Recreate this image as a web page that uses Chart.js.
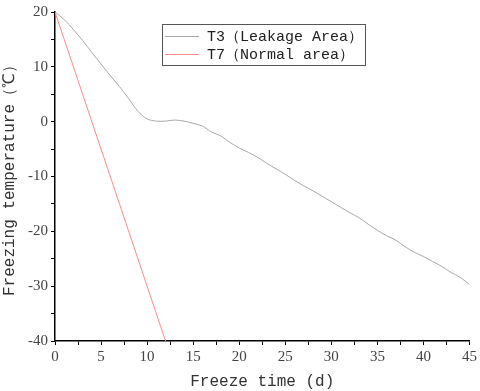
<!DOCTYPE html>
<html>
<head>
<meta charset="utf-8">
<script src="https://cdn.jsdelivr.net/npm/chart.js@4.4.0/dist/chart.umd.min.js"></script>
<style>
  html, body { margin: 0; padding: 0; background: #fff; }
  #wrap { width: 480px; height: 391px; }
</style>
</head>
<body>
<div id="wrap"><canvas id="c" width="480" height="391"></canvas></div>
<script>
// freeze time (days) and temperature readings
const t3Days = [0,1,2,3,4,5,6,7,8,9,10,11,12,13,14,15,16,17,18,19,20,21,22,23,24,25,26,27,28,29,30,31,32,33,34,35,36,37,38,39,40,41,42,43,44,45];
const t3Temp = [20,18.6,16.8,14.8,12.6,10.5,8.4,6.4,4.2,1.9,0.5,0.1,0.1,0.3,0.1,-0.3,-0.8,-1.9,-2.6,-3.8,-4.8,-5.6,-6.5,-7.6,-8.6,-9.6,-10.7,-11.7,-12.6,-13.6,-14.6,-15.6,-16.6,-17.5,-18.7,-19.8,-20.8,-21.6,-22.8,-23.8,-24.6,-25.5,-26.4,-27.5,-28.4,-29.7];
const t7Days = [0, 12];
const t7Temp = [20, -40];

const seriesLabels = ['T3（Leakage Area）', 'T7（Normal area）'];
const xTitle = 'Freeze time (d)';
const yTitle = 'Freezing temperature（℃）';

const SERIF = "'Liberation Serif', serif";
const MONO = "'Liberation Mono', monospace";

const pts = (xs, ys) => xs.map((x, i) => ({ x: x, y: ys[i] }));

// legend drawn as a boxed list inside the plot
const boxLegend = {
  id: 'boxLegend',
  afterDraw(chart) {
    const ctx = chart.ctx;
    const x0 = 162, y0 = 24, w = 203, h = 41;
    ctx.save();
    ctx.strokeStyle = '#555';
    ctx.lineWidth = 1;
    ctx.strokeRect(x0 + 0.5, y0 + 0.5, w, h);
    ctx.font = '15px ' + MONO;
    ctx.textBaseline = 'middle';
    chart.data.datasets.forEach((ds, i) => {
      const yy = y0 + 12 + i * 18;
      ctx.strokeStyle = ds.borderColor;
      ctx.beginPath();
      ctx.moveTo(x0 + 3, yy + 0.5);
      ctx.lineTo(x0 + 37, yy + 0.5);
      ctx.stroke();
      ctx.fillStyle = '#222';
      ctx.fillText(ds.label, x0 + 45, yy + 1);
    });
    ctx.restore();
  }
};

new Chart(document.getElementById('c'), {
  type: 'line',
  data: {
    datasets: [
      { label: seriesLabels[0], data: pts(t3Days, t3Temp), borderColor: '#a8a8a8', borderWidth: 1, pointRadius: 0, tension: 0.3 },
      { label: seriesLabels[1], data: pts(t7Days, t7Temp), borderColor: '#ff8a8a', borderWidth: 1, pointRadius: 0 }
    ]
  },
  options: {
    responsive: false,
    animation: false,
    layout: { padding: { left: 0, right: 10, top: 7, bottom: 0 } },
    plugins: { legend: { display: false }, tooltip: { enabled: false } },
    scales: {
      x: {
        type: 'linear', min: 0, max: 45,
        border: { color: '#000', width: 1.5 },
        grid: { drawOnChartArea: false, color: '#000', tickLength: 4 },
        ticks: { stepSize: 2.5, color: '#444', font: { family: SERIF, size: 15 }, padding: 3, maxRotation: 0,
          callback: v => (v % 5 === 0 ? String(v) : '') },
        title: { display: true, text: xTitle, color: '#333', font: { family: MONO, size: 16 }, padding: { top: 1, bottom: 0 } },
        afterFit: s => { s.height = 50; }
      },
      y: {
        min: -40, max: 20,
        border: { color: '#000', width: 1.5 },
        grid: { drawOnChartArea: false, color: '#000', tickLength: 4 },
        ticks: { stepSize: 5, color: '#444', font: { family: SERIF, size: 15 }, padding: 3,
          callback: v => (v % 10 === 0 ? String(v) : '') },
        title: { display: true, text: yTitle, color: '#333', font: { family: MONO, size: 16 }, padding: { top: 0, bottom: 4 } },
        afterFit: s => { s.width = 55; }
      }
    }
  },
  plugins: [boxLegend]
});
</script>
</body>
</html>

■ ■ ■ ■ ■

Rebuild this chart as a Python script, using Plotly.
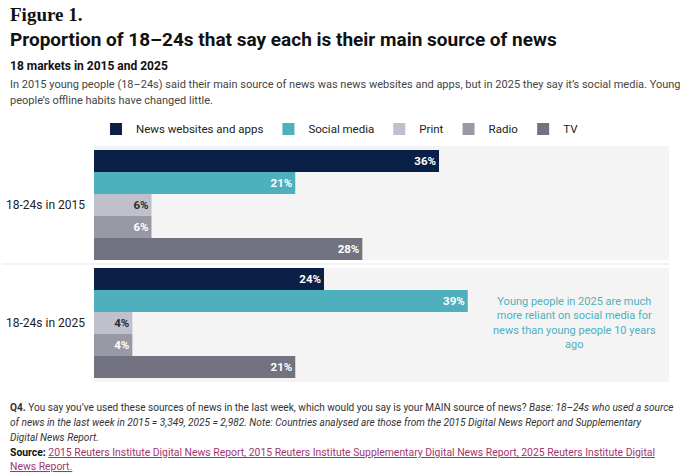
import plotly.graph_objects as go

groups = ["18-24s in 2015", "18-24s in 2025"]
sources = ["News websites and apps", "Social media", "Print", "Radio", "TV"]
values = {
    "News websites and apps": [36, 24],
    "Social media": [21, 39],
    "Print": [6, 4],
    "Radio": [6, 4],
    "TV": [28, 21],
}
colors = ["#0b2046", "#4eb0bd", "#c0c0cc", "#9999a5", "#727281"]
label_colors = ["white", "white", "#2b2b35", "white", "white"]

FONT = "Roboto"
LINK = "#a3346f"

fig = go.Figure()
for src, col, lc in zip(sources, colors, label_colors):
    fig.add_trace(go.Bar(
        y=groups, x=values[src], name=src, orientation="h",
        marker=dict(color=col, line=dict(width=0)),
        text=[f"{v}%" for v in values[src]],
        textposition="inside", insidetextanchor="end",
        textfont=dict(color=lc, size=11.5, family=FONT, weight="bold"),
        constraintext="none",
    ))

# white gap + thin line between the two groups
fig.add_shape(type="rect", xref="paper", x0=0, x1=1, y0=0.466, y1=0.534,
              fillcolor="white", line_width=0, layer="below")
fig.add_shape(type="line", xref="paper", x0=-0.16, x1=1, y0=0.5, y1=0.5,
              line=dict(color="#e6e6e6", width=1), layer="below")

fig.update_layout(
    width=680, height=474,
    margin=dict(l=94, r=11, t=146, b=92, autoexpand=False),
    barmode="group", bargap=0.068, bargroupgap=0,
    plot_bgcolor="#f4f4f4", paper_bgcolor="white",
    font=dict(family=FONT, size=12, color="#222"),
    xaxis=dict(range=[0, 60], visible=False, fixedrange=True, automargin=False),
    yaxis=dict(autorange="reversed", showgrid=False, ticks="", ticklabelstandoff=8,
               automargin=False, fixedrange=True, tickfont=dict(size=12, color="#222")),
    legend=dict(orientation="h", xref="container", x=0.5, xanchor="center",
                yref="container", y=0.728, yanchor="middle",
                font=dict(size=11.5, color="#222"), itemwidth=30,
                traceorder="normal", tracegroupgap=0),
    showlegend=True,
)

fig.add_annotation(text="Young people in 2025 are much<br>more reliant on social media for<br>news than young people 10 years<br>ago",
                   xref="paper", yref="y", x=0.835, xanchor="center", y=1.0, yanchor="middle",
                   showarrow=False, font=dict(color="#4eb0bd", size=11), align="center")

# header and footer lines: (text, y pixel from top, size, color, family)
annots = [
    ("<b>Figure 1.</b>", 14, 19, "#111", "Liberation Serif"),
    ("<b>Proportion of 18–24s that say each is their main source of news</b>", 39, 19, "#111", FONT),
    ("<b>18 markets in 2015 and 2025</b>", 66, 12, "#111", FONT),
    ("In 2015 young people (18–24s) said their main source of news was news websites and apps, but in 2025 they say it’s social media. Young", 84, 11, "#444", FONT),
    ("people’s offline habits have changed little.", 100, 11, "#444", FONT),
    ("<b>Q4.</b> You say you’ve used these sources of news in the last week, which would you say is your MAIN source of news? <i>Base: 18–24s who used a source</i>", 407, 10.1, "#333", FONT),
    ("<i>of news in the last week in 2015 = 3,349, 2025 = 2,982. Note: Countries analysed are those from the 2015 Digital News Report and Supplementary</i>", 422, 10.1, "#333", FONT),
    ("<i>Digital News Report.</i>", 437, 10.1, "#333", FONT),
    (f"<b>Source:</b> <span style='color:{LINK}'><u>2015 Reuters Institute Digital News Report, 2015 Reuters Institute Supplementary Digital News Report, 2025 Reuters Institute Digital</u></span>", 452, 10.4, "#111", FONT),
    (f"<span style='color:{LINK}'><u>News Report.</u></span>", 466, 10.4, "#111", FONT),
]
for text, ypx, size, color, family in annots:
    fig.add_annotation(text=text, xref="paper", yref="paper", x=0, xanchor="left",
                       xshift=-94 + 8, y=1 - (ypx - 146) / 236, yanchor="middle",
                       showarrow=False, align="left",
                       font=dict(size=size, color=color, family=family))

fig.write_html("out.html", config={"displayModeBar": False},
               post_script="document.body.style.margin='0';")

■ ■ ■ ■ ■

*To be done*
What's needed is an exact copy of the records above from the line containing "Recreate this image" down to the line containing "const t7Temp = [20, -40];", both included, without any pictures.

*Answer to the task*
Recreate this image as a web page that uses Chart.js.
<!DOCTYPE html>
<html>
<head>
<meta charset="utf-8">
<script src="https://cdn.jsdelivr.net/npm/chart.js@4.4.0/dist/chart.umd.min.js"></script>
<style>
  html, body { margin: 0; padding: 0; background: #fff; }
  #wrap { width: 480px; height: 391px; }
</style>
</head>
<body>
<div id="wrap"><canvas id="c" width="480" height="391"></canvas></div>
<script>
// freeze time (days) and temperature readings
const t3Days = [0,1,2,3,4,5,6,7,8,9,10,11,12,13,14,15,16,17,18,19,20,21,22,23,24,25,26,27,28,29,30,31,32,33,34,35,36,37,38,39,40,41,42,43,44,45];
const t3Temp = [20,18.6,16.8,14.8,12.6,10.5,8.4,6.4,4.2,1.9,0.5,0.1,0.1,0.3,0.1,-0.3,-0.8,-1.9,-2.6,-3.8,-4.8,-5.6,-6.5,-7.6,-8.6,-9.6,-10.7,-11.7,-12.6,-13.6,-14.6,-15.6,-16.6,-17.5,-18.7,-19.8,-20.8,-21.6,-22.8,-23.8,-24.6,-25.5,-26.4,-27.5,-28.4,-29.7];
const t7Days = [0, 12];
const t7Temp = [20, -40];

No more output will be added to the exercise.